Rukirabashaija had recently stepped up criticism of Museveni’s son, Muhoozi Kainerugaba, an army general who many Ugandans believe is positioning himself to take over from his 77-year-old father.

The 47-year-old Kainerugaba’s rise up the military ranks is being carefully monitored by experts who note that the country’s security forces are key to his father’s grip on power.

Novels authored by Rukirabashaija who won the an award from PEN as an international writer of courage last year/Photo: Kakwenza Rukirabashaija

Since he fled, Rukirabashaija has been tweeting relentlessly, even becoming embroiled in a Twitter spat with Kainerugaba whom he accused of being “in charge” of his torture and branding him a “baby despot”.

Rights campaigners have called for an investigation into his claims of torture and urged the authorities to drop all charges against him.

“It is intolerable that Ugandan security forces are still torturing and ill-treating detainees,” Oryem Nyeko, Uganda researcher at Human Rights Watch, said in a statement earlier this month.

“Instead of prosecuting their critics over tweets, the Ugandan authorities should be investigating this and many other serious allegations of torture by state security in recent years.”

Crackdowns

Rukirabashaija told the rights group that he was taken to see Kainerugaba during his detention and instructed to stop writing, but the general denied the claim.

“I don’t know who this young boy is whom they say was beaten! I never heard of him until the media started talking about him.

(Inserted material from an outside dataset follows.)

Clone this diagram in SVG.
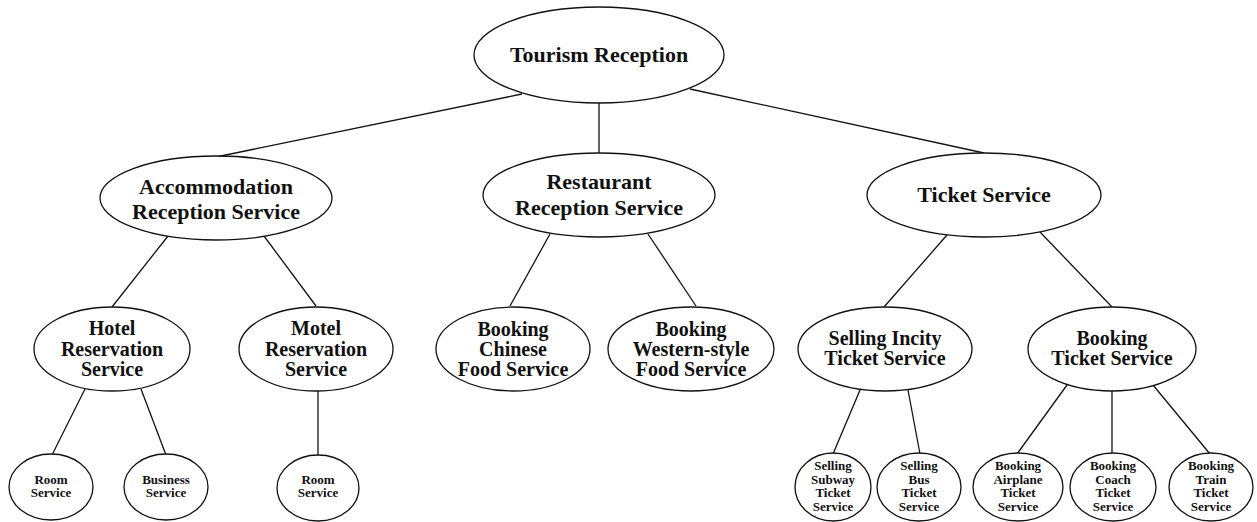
<svg xmlns="http://www.w3.org/2000/svg" width="1257" height="522" viewBox="0 0 1257 522">
<style>
.n ellipse{fill:#fff;stroke:#111;stroke-width:1.3}
.c line{stroke:#111;stroke-width:1.3}
text{font-family:"Liberation Serif","Times New Roman",serif;font-weight:bold;fill:#111;text-anchor:middle}
.l1{font-size:22px}
.l3{font-size:20px}
.l4{font-size:13px}
</style>
<rect width="1257" height="522" fill="#fff"/>
<g class="c" id="connectors">
<line x1="522" y1="94" x2="216" y2="157"/>
<line x1="599" y1="103" x2="599" y2="153"/>
<line x1="690" y1="89" x2="984" y2="153"/>
<line x1="168" y1="236" x2="112" y2="307"/>
<line x1="264" y1="236" x2="316" y2="306"/>
<line x1="550" y1="234" x2="510" y2="306"/>
<line x1="648" y1="234" x2="696" y2="306"/>
<line x1="947" y1="235" x2="884" y2="307"/>
<line x1="1040" y1="232" x2="1112" y2="307"/>
<line x1="860" y1="390" x2="833" y2="454"/>
<line x1="908" y1="390" x2="920" y2="454"/>
<line x1="1067" y1="385" x2="1017" y2="454"/>
<line x1="1112" y1="391" x2="1112" y2="454"/>
<line x1="1153" y1="385" x2="1210" y2="454"/>
<line x1="85" y1="389" x2="52" y2="455"/>
<line x1="141" y1="389" x2="166" y2="455"/>
<line x1="318" y1="391" x2="318" y2="455"/>
</g>
<g class="n" id="tourism"><ellipse cx="599" cy="55" rx="125" ry="48"/><text class="l1" x="599" y="62">Tourism Reception</text></g>
<g class="n" id="accommodation"><ellipse cx="216" cy="198" rx="116" ry="42"/><text class="l1" x="216" y="194">Accommodation</text><text class="l1" x="216" y="219">Reception Service</text></g>
<g class="n" id="restaurant"><ellipse cx="599" cy="195" rx="116" ry="42"/><text class="l1" x="599" y="189">Restaurant</text><text class="l1" x="599" y="215">Reception Service</text></g>
<g class="n" id="ticket"><ellipse cx="984" cy="195" rx="117" ry="42"/><text class="l1" x="984" y="202">Ticket Service</text></g>
<g class="n" id="hotel"><ellipse cx="112" cy="349" rx="78" ry="42"/><text class="l3" x="112" y="335">Hotel</text><text class="l3" x="112" y="356">Reservation</text><text class="l3" x="112" y="376">Service</text></g>
<g class="n" id="motel"><ellipse cx="316" cy="349" rx="77" ry="42"/><text class="l3" x="316" y="335">Motel</text><text class="l3" x="316" y="356">Reservation</text><text class="l3" x="316" y="376">Service</text></g>
<g class="n" id="chinese"><ellipse cx="513" cy="349" rx="77" ry="42"/><text class="l3" x="513" y="336">Booking</text><text class="l3" x="513" y="356">Chinese</text><text class="l3" x="513" y="376">Food Service</text></g>
<g class="n" id="western"><ellipse cx="691" cy="349" rx="83" ry="42"/><text class="l3" x="691" y="336">Booking</text><text class="l3" x="691" y="356">Western-style</text><text class="l3" x="691" y="376">Food Service</text></g>
<g class="n" id="incity"><ellipse cx="885" cy="349" rx="87" ry="42"/><text class="l3" x="885" y="345">Selling Incity</text><text class="l3" x="885" y="365">Ticket Service</text></g>
<g class="n" id="booking"><ellipse cx="1112" cy="349" rx="84" ry="42"/><text class="l3" x="1112" y="345">Booking</text><text class="l3" x="1112" y="365">Ticket Service</text></g>
<g class="n" id="room1"><ellipse cx="51" cy="487" rx="42" ry="33"/><text class="l4" x="51" y="484">Room</text><text class="l4" x="51" y="497">Service</text></g>
<g class="n" id="business"><ellipse cx="166" cy="487" rx="42" ry="33"/><text class="l4" x="166" y="484">Business</text><text class="l4" x="166" y="497">Service</text></g>
<g class="n" id="room2"><ellipse cx="318" cy="488" rx="41" ry="33"/><text class="l4" x="318" y="484">Room</text><text class="l4" x="318" y="497">Service</text></g>
<g class="n" id="subway"><ellipse cx="833" cy="487" rx="38" ry="34"/><text class="l4" x="833" y="470">Selling</text><text class="l4" x="833" y="484">Subway</text><text class="l4" x="833" y="497">Ticket</text><text class="l4" x="833" y="511">Service</text></g>
<g class="n" id="bus"><ellipse cx="919" cy="487" rx="42" ry="34"/><text class="l4" x="919" y="470">Selling</text><text class="l4" x="919" y="484">Bus</text><text class="l4" x="919" y="497">Ticket</text><text class="l4" x="919" y="511">Service</text></g>
<g class="n" id="airplane"><ellipse cx="1018" cy="487" rx="45" ry="34"/><text class="l4" x="1018" y="470">Booking</text><text class="l4" x="1018" y="484">Airplane</text><text class="l4" x="1018" y="497">Ticket</text><text class="l4" x="1018" y="511">Service</text></g>
<g class="n" id="coach"><ellipse cx="1113" cy="487" rx="43" ry="34"/><text class="l4" x="1113" y="470">Booking</text><text class="l4" x="1113" y="484">Coach</text><text class="l4" x="1113" y="497">Ticket</text><text class="l4" x="1113" y="511">Service</text></g>
<g class="n" id="train"><ellipse cx="1211" cy="487" rx="42" ry="34"/><text class="l4" x="1211" y="470">Booking</text><text class="l4" x="1211" y="484">Train</text><text class="l4" x="1211" y="497">Ticket</text><text class="l4" x="1211" y="511">Service</text></g>
</svg>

I’ve never met him or talked to him and I have no desire to do so,” Kainerugaba said on Twitter.

Uganda has witnessed a series of crackdowns aimed at stamping out dissent, with journalists attacked, lawyers jailed, election monitors prosecuted and opposition leaders violently muzzled.

Activists have been repeatedly targeted using the strict Computer Misuse Act which was used against Rukirabashaija and which carries heavy penalties, including jail time.

Outspoken Ugandan activist and writer Stella Nyanzi, who also fled to Germany earlier this year, was imprisoned in 2019 under the same law after posting a profane poem about Museveni.

Rukirabashaija won acclaim for his 2020 satirical novel “The Greedy Barbarian”, which describes high-level corruption in a fictional country.

He has been repeatedly arrested since “The Greedy Barbarian” was published and said he was previously tortured while being interrogated by military intelligence.

He was awarded the 2021 PEN Pinter Prize for an International Writer of Courage, which is presented annually to a writer who has been persecuted for speaking out about his beliefs, and PEN’s German branch has campaigned in his support.